Figure 5b shows a similar InGaAs layer growth carried out on an InP nanowire core with elongated octagonal cross-sectional shape (type V in Additional file 1: Table S1) with smaller {001} facets. Here, the faster InGaAs growth on the {001} facets have resulted in the formation of quantum wires (QWRs) that run along the four {001} edges of the core nanowire. The subsequent InP layer grown with a medium TMIn flow rate of 6.75 × 10−06 mol/min has capped the growth, completing the barrier of the QWRs. Figure 5c shows the representative room temperature PL spectrum from a single nanowire from the same sample. Bright emission is observed at around 1.31 μm from the QWR, whereas InP core and barrier emission is barely visible, demonstrating the efficient carrier capture by the QWRs grown on the four {001} facets. The broadness in emission could be due to slight variations in size between the four QWRs and the subtle fluctuations in thickness along the length of the nanowire (see Additional file 1: Figure S5).


The facets of the [100] oriented nanowires were engineered to obtain a variety of facet combinations resulting in cross-sectional shapes from square to the octagon.

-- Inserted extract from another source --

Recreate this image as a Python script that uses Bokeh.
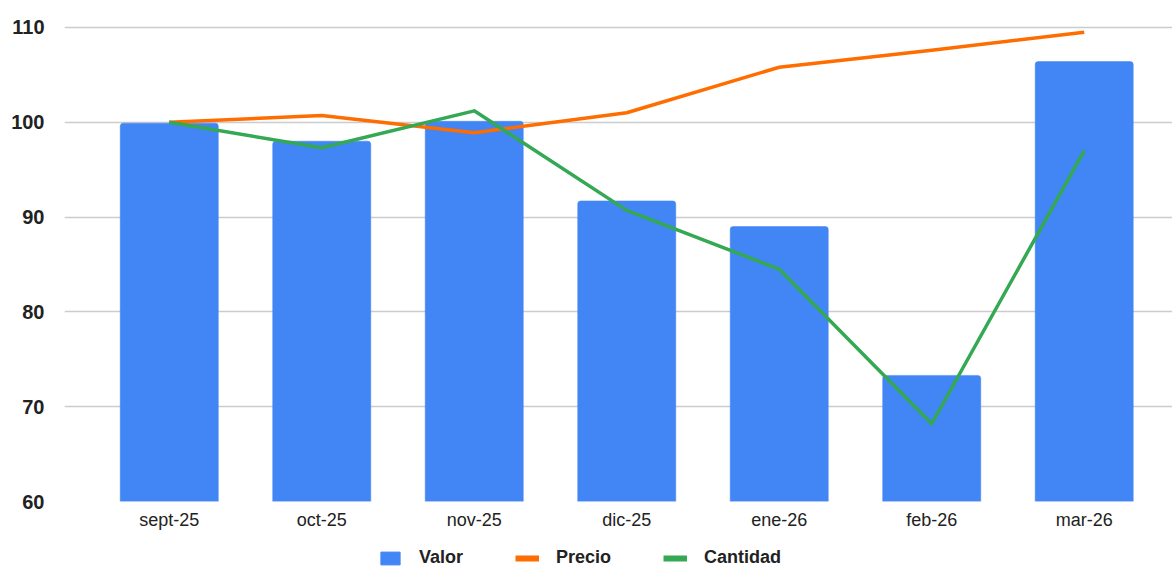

This was achieved while maintaining a high yield of vertical nanowires. Nanowire facets were solely dependent on the growth parameters and it was seen that slow growth rates resulted in {001} type facets, while fast growth rates mostly yielded {011} facets. Facets were further engineered by post-growth in situ annealing to form octagonal and elongated octagonal cross-section shapes comprising of a combination of {011} and {001} facets. The novel facets of [100] nanowires and their relative preferential growth were manipulated to demonstrate optically active novel types of radial heterostructures. These results should increase the interest in these nanowires grown on the industry standard (100) oriented substrates in a wide range of novel applications that are based on complex nanowire architectures.